The history of Okyu-to is believed to date back to ancient times.

In ancient Japan, Fukuoka was the homeland of maritime peoples, notably the Azumi people (安曇族), who were responsible for overseeing sea transportation.

It is said that Okyu-to originated as food eaten by these Ama People (海人族).

As evidence, in Azumino City (安曇野市) in Nagano Prefecture—where members of the Azumi people later migrated during the late ancient period—a similar food made from the same kind of seaweed is still eaten today, known as "Ego," despite the area being inland.

For the Kyushu people, who were historically a seafaring nation, Okyu-to holds special sacred significance.

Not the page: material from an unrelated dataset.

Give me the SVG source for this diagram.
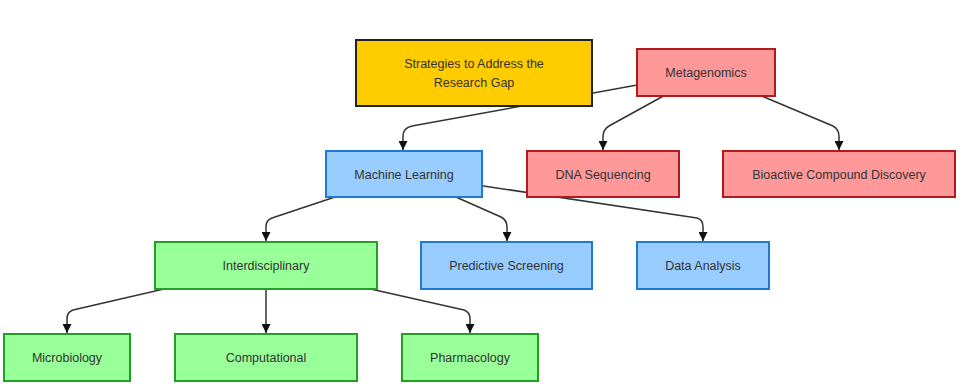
<svg xmlns="http://www.w3.org/2000/svg" width="977" height="391" viewBox="0 0 977 391">
<style>
  .lbl{font-family:"Liberation Sans",Arial,sans-serif;font-size:12.5px;fill:#333;text-anchor:middle}
  .edge{fill:none;stroke:#333;stroke-width:1.5}
  .y{fill:#ffcc00;stroke:#222;stroke-width:2}
  .r{fill:#ff9999;stroke:#b01c1c;stroke-width:2}
  .b{fill:#99ccff;stroke:#1e78d6;stroke-width:2}
  .g{fill:#99ff99;stroke:#22a022;stroke-width:2}
</style>
<defs>
  <marker id="arr" viewBox="0 0 10 10" refX="10" refY="5" markerWidth="9" markerHeight="9" markerUnits="userSpaceOnUse" orient="auto">
    <path d="M0,0 L10,5 L0,10 z" fill="#111"/>
  </marker>
</defs>
<rect width="977" height="391" fill="#ffffff"/>
<g id="edges">
  <path class="edge" marker-end="url(#arr)" d="M706,72.5 L412,126 Q403,128 403,136 L403,150"/>
  <path class="edge" marker-end="url(#arr)" d="M706,72.5 L609,126 Q603,129.5 603,137 L603,150"/>
  <path class="edge" marker-end="url(#arr)" d="M706,72.5 L833,126 Q839,129 839,137 L839,150"/>
  <path class="edge" marker-end="url(#arr)" d="M404,174 L272,218 Q266,220 266,227 L266,241"/>
  <path class="edge" marker-end="url(#arr)" d="M404,174 L501,217 Q507,220 507,227 L507,241"/>
  <path class="edge" marker-end="url(#arr)" d="M404,174 L697,218 Q703,219.5 703,227 L703,241"/>
  <path class="edge" marker-end="url(#arr)" d="M266,265.5 L73,310 Q67,312 67,319 L67,333"/>
  <path class="edge" marker-end="url(#arr)" d="M266,289 L266,333"/>
  <path class="edge" marker-end="url(#arr)" d="M266,265.5 L464,310 Q470,312 470,319 L470,333"/>
</g>
<g id="strategies">
  <rect class="y" x="356" y="40" width="236" height="66"/>
  <text class="lbl" x="474" y="67.5">Strategies to Address the</text>
  <text class="lbl" x="474" y="86.5">Research Gap</text>
</g>
<g id="metagenomics">
  <rect class="r" x="637" y="49" width="138" height="47"/>
  <text class="lbl" x="706" y="77">Metagenomics</text>
</g>
<g id="machine-learning">
  <rect class="b" x="326" y="151" width="156" height="46"/>
  <text class="lbl" x="404" y="178.5">Machine Learning</text>
</g>
<g id="dna-sequencing">
  <rect class="r" x="527" y="151" width="152" height="46"/>
  <text class="lbl" x="603" y="178.5">DNA Sequencing</text>
</g>
<g id="bioactive">
  <rect class="r" x="723" y="151" width="232" height="46"/>
  <text class="lbl" x="839" y="178.5">Bioactive Compound Discovery</text>
</g>
<g id="interdisciplinary">
  <rect class="g" x="155" y="242" width="222" height="47"/>
  <text class="lbl" x="266" y="270">Interdisciplinary</text>
</g>
<g id="predictive-screening">
  <rect class="b" x="421" y="242" width="171" height="47"/>
  <text class="lbl" x="506.5" y="270">Predictive Screening</text>
</g>
<g id="data-analysis">
  <rect class="b" x="637" y="242" width="132" height="47"/>
  <text class="lbl" x="703" y="270">Data Analysis</text>
</g>
<g id="microbiology">
  <rect class="g" x="4" y="334" width="126" height="47"/>
  <text class="lbl" x="67" y="362">Microbiology</text>
</g>
<g id="computational">
  <rect class="g" x="175" y="334" width="182" height="47"/>
  <text class="lbl" x="266" y="362">Computational</text>
</g>
<g id="pharmacology">
  <rect class="g" x="402" y="334" width="136" height="47"/>
  <text class="lbl" x="470" y="362">Pharmacology</text>
</g>
</svg>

== Preparation and Eating Methods ==
The main ingredients, Egonori (also known as "ego grass," "Okyu-to grass," and called Makusa in Hakata) and Okiten (also called Kebo in Hakata, a type of Igisu or Gelidiaceae seaweed) are first washed with water. Depending on their condition, they are sun-dried between one and five times. The yield rate is about 70%, but skipping this drying process results in an inferior flavor and a darker color. Since the drying process diminishes the fragrance of Tengusa (Gelidium), for home use, people sometimes reduce the number of washings.

Next, the sun-dried Ego grass and Okiten are mixed at a ratio of approximately 7:3 or 6:4 and pounded thoroughly. Vinegar is added to the mixture, which is then simmered and strained. It is molded into an oval (koban) shape and allowed to solidify at room temperature. In Hakata, it is common to find Okyu-to sold rolled into a cylindrical shape.

To eat, it is cut into strips about 5 millimeters to 1 centimeter wide, placed over dried bonito flakes (katsuobushi), and garnished with grated ginger or chopped green onions. It is typically enjoyed with condiments such as plain soy sauce, mustard soy sauce, ponzu soy sauce, or sesame soy sauce.

Okyu-to is primarily consumed as a part of breakfast.